Faz-se um recuo. Deixa-se a proximidade para voltar a olhar a cidade à distância, outra vez desde o topo do One World Observatory, apresentada como a última grande novidade, ou atracção, em Nova Iorque. Não é possível abarcar tudo. Nunca é. Em Nova Iorque é menos ainda.
GUIA PRÁTICO
Como ir
A TAP (www.flytap.pt) tem voos directos diários para Newark, um dos aeroportos internacionais que servem Nova Iorque. As tarifas diferem de acordo com os períodos do ano. Nesta altura é possível encontrar preços entre os 700 e os 850 dólares. Uma pesquisa na área de low cost pode significar boas surpresas. A Iberia é actualmente a companhia aérea a apresentar tarifas mais baixas, com escalas em Madrid, para o JFK. Os preços mais baixos variam entre os 450 e os 600 euros. A Finair e a Lufthansa também costumam ter preços competitivos.
Quando ir
Os meses de Maio e Junho são os que melhor permitem tirar partido de tudo o que a cidade tem para oferecer. Temperaturas médias de 20 a 25 graus e humidade baixa possibilitam longas caminhadas ao longo do dia, o que se torna quase impraticável no pino do Verão, em Julho e Agosto, com a humidade a convidar a sair apenas no fim do dia. No Inverno, as temperaturas descem bastante, tendo com frequência valores negativos e fortes nevões. A paisagem muda completamente, no entanto, e essa diversidade de ambientes que a cidade cria ao longo do ano é um dos seus atractivos. Nesta altura, a vida nos parques e nas esplanadas junto aos rios Hudson e East é muito estimulante.
Onde comer
Em Nova Iorque é possível conhecer o melhor da gastronomia mundial. A oferta é tão vasta em qualidade quanto em preços. Além dos food trucks, aconselha-se uma ida a Queens.

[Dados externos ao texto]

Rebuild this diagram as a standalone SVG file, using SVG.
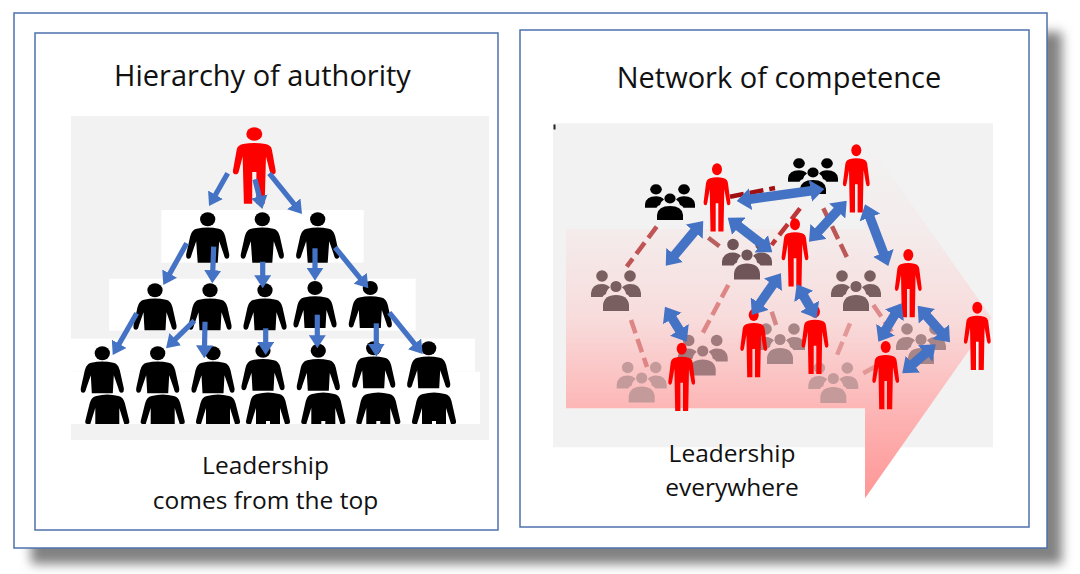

Preços simpáticos e restaurantes de muitos cantos do mundo num ambiente descontraído. Se a bolsa permitir, experimente o NoMad. Aberto recentemente, é um dos lugares de culto, graças à cozinha do Daniel Humm e William Guidara. O menu de degustação custa 178 dólares. Vale a pena consultar o site para perceber a originalidade do menu. Fica no número 1170 da Broadway, na esquina com a rua 28.
Onde dormir
A diversidade de oferta é tremenda. A Time Out costuma ter boas sugestões, dependendo da localização, do que pretende gastar e do ambiente que procura. O Nolitan, no bairro de Nolita, entre o SoHo, Little Italy e a Bowery é uma boa escolha para quem não tem restrições. Desenhado pelo atelier de arquitectos Grzywinski + Pons, é um dos edifícios mais interessantes do ponto de vista arquitectónico projectados actualmente na cidade. Os preços oscilam bastante: para este período, um quarto duplo tanto pode custar 400 dólares como 3 mil.
INFORMAÇÕES
Os cidadãos portugueses necessitam de preencher um documento ESTA, que lhes dá autorização de permanência nos Estados Unidos durante três meses.